Eine Smart City ist nur dann eine gute Stadt, wenn die Menschen ihre bürgerlichen Freiheiten darin ausleben und ihre Bedürfnisse besser artikulieren können. Dazu mag auch eine App helfen, die Bürgerbefragungen ermöglicht. Dazu mag eine bessere, schnellere Kommunikation mit der Stadtverwaltung beitragen. Vor allem aber gehört dazu, dass die Bürgergesellschaft die demokratische Kontrolle behält: die Kontrolle über ihre Daten und deren Verwendung. Datenschutz hat oberste Priorität. Die Smart City muss eine Stadt sein, in der mehr Partizipation möglich ist und die Freiheit der Bürger garantiert wird. Das ist eine Anknüpfung an das Ideal der griechischen Polis. Zu einer freien bürgerlichen Stadt passen nicht Kameras überall im öffentlichen Raum - Big Brother is watching you - oder das An-den-Pranger-Stellen von Leuten, die sich nicht konform verhalten.

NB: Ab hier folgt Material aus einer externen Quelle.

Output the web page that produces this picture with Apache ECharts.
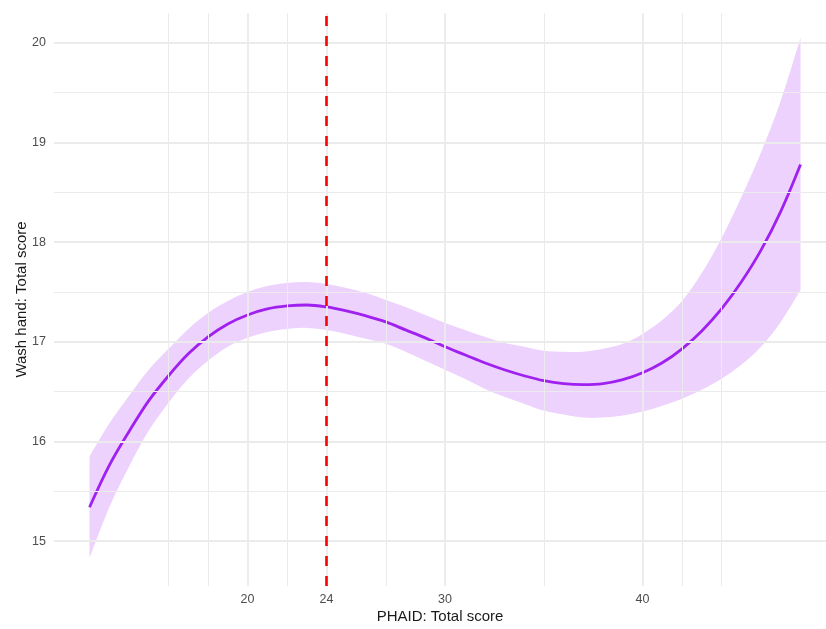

Eine Smart City, die alles über ihre Bürger weiß, in deren Wohnungen und Köpfe schaut und das soziale Verhalten überwacht, steuert und kontrolliert, wäre das Ende der Stadt als Ort bürgerlicher Freiheit und Kreativität. Niemand hat etwas gegen eine intelligente Mülltonne, gegen die Totalkontrolle des öffentlichen Raums, den Ausverkauf und die Weitergabe privater Daten aber schon. Eine bloß ingenieurstechnische Optimierung des urbanen Lebens kann die Smart City nicht legitimieren. Wir brauchen vor allem Smart Citizens, die am politischen Leben ihrer Kommune teilnehmen und sich in der Stadtgesellschaft engagieren.